Output each line exactly as it appears, skipping any embedded picture.

────────

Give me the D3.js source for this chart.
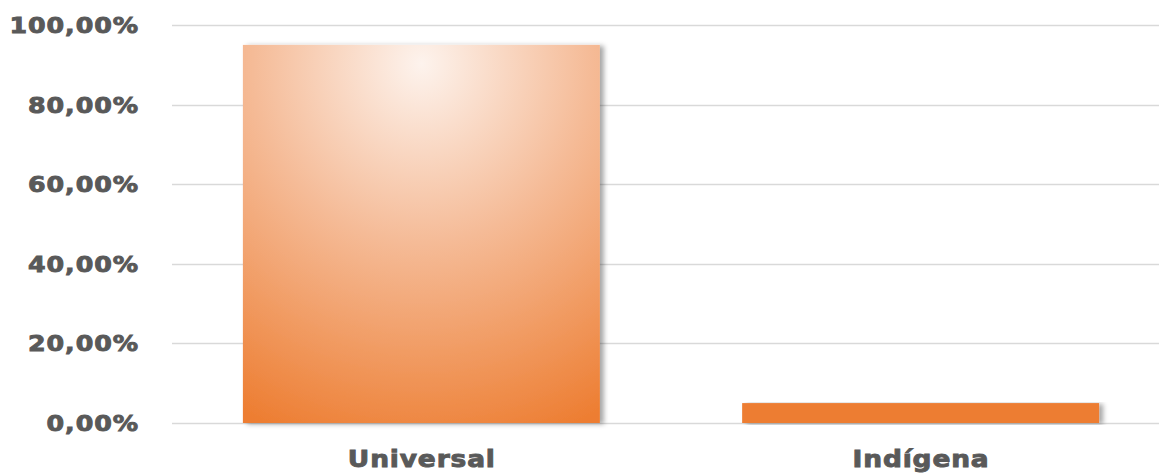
<!DOCTYPE html>
<html><head><meta charset="utf-8">
<script src="https://cdn.jsdelivr.net/npm/d3@7/dist/d3.min.js"></script>
<style>body{margin:0;background:#fff;}svg{display:block;}</style>
</head><body><svg id="c" width="1159" height="473"></svg>
<script>
const categories = ["Universal", "Indígena"];
const values = [0.95, 0.05];
const tickValues = [0, 0.2, 0.4, 0.6, 0.8, 1.0];
const tickLabels = ["0,00%", "20,00%", "40,00%", "60,00%", "80,00%", "100,00%"];

const svg = d3.select("#c");
const y = d3.scaleLinear().domain([0, 1]).range([423, 25]);
const x = d3.scaleBand().domain(categories).range([172, 1170]).paddingInner(0.285).paddingOuter(0.142);

const defs = svg.append("defs");
const g = defs.append("radialGradient").attr("id", "grad")
  .attr("gradientUnits", "objectBoundingBox")
  .attr("cx", 0.5).attr("cy", 0.05).attr("r", 1.05).attr("fx", 0.5).attr("fy", 0.05);
g.append("stop").attr("offset", "0").attr("stop-color", "#fdf3ed");
g.append("stop").attr("offset", "0.45").attr("stop-color", "#f5bb97");
g.append("stop").attr("offset", "1").attr("stop-color", "#ed7d31");
const f = defs.append("filter").attr("id", "sh").attr("x", "-5%").attr("y", "-5%").attr("width", "115%").attr("height", "115%");
f.append("feDropShadow").attr("dx", 4).attr("dy", 1).attr("stdDeviation", 2.5).attr("flood-color", "#000").attr("flood-opacity", 0.35);

// gridlines
svg.append("g").selectAll("line").data(tickValues).join("line")
  .attr("x1", 172).attr("x2", 1159)
  .attr("y1", d => Math.round(y(d)) + 0.5).attr("y2", d => Math.round(y(d)) + 0.5)
  .attr("stroke", "#d9d9d9").attr("stroke-width", 1.5);

const sx = 1.15;
// y labels
const yls = 0.8;
svg.append("g").selectAll("text").data(tickValues).join("text")
  .attr("transform", d => `translate(${138 + yls * sx},${y(d) + 8}) scale(${sx},1)`)
  .attr("text-anchor", "end")
  .attr("font-family", "DejaVu Sans").attr("font-weight", "bold").attr("font-size", 22)
  .attr("letter-spacing", yls)
  .attr("fill", "#595959").attr("stroke", "#595959").attr("stroke-width", 0.9)
  .text((d, i) => tickLabels[i]);

// bars
svg.append("g").selectAll("rect").data(values).join("rect")
  .attr("x", (d, i) => x(categories[i]))
  .attr("width", x.bandwidth())
  .attr("y", d => y(d))
  .attr("height", d => y(0) - y(d))
  .attr("fill", (d, i) => i === 0 ? "url(#grad)" : "#ed7d31")
  .attr("filter", "url(#sh)");

// x labels
const xls = 0.75;
svg.append("g").selectAll("text").data(categories).join("text")
  .attr("transform", d => `translate(${x(d) + x.bandwidth() / 2 + xls * sx / 2},467) scale(${sx},1)`)
  .attr("text-anchor", "middle")
  .attr("font-family", "DejaVu Sans").attr("font-weight", "bold").attr("font-size", 23)
  .attr("letter-spacing", xls)
  .attr("fill", "#595959").attr("stroke", "#595959").attr("stroke-width", 0.9)
  .text(d => d);
</script></body></html>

────────

THE COMPLETED TASK:
Give me the D3.js source for this chart.
<!DOCTYPE html>
<html><head><meta charset="utf-8">
<script src="https://cdn.jsdelivr.net/npm/d3@7/dist/d3.min.js"></script>
<style>body{margin:0;background:#fff;}svg{display:block;}</style>
</head><body><svg id="c" width="1159" height="473"></svg>
<script>
const categories = ["Universal", "Indígena"];
const values = [0.95, 0.05];
const tickValues = [0, 0.2, 0.4, 0.6, 0.8, 1.0];
const tickLabels = ["0,00%", "20,00%", "40,00%", "60,00%", "80,00%", "100,00%"];

const svg = d3.select("#c");
const y = d3.scaleLinear().domain([0, 1]).range([423, 25]);
const x = d3.scaleBand().domain(categories).range([172, 1170]).paddingInner(0.285).paddingOuter(0.142);

const defs = svg.append("defs");
const g = defs.append("radialGradient").attr("id", "grad")
  .attr("gradientUnits", "objectBoundingBox")
  .attr("cx", 0.5).attr("cy", 0.05).attr("r", 1.05).attr("fx", 0.5).attr("fy", 0.05);
g.append("stop").attr("offset", "0").attr("stop-color", "#fdf3ed");
g.append("stop").attr("offset", "0.45").attr("stop-color", "#f5bb97");
g.append("stop").attr("offset", "1").attr("stop-color", "#ed7d31");
const f = defs.append("filter").attr("id", "sh").attr("x", "-5%").attr("y", "-5%").attr("width", "115%").attr("height", "115%");
f.append("feDropShadow").attr("dx", 4).attr("dy", 1).attr("stdDeviation", 2.5).attr("flood-color", "#000").attr("flood-opacity", 0.35);

// gridlines
svg.append("g").selectAll("line").data(tickValues).join("line")
  .attr("x1", 172).attr("x2", 1159)
  .attr("y1", d => Math.round(y(d)) + 0.5).attr("y2", d => Math.round(y(d)) + 0.5)
  .attr("stroke", "#d9d9d9").attr("stroke-width", 1.5);

const sx = 1.15;
// y labels
const yls = 0.8;
svg.append("g").selectAll("text").data(tickValues).join("text")
  .attr("transform", d => `translate(${138 + yls * sx},${y(d) + 8}) scale(${sx},1)`)
  .attr("text-anchor", "end")
  .attr("font-family", "DejaVu Sans").attr("font-weight", "bold").attr("font-size", 22)
  .attr("letter-spacing", yls)
  .attr("fill", "#595959").attr("stroke", "#595959").attr("stroke-width", 0.9)
  .text((d, i) => tickLabels[i]);

// bars
svg.append("g").selectAll("rect").data(values).join("rect")
  .attr("x", (d, i) => x(categories[i]))
  .attr("width", x.bandwidth())
  .attr("y", d => y(d))
  .attr("height", d => y(0) - y(d))
  .attr("fill", (d, i) => i === 0 ? "url(#grad)" : "#ed7d31")
  .attr("filter", "url(#sh)");

// x labels
const xls = 0.75;
svg.append("g").selectAll("text").data(categories).join("text")
  .attr("transform", d => `translate(${x(d) + x.bandwidth() / 2 + xls * sx / 2},467) scale(${sx},1)`)
  .attr("text-anchor", "middle")
  .attr("font-family", "DejaVu Sans").attr("font-weight", "bold").attr("font-size", 23)
  .attr("letter-spacing", xls)
  .attr("fill", "#595959").attr("stroke", "#595959").attr("stroke-width", 0.9)
  .text(d => d);
</script></body></html>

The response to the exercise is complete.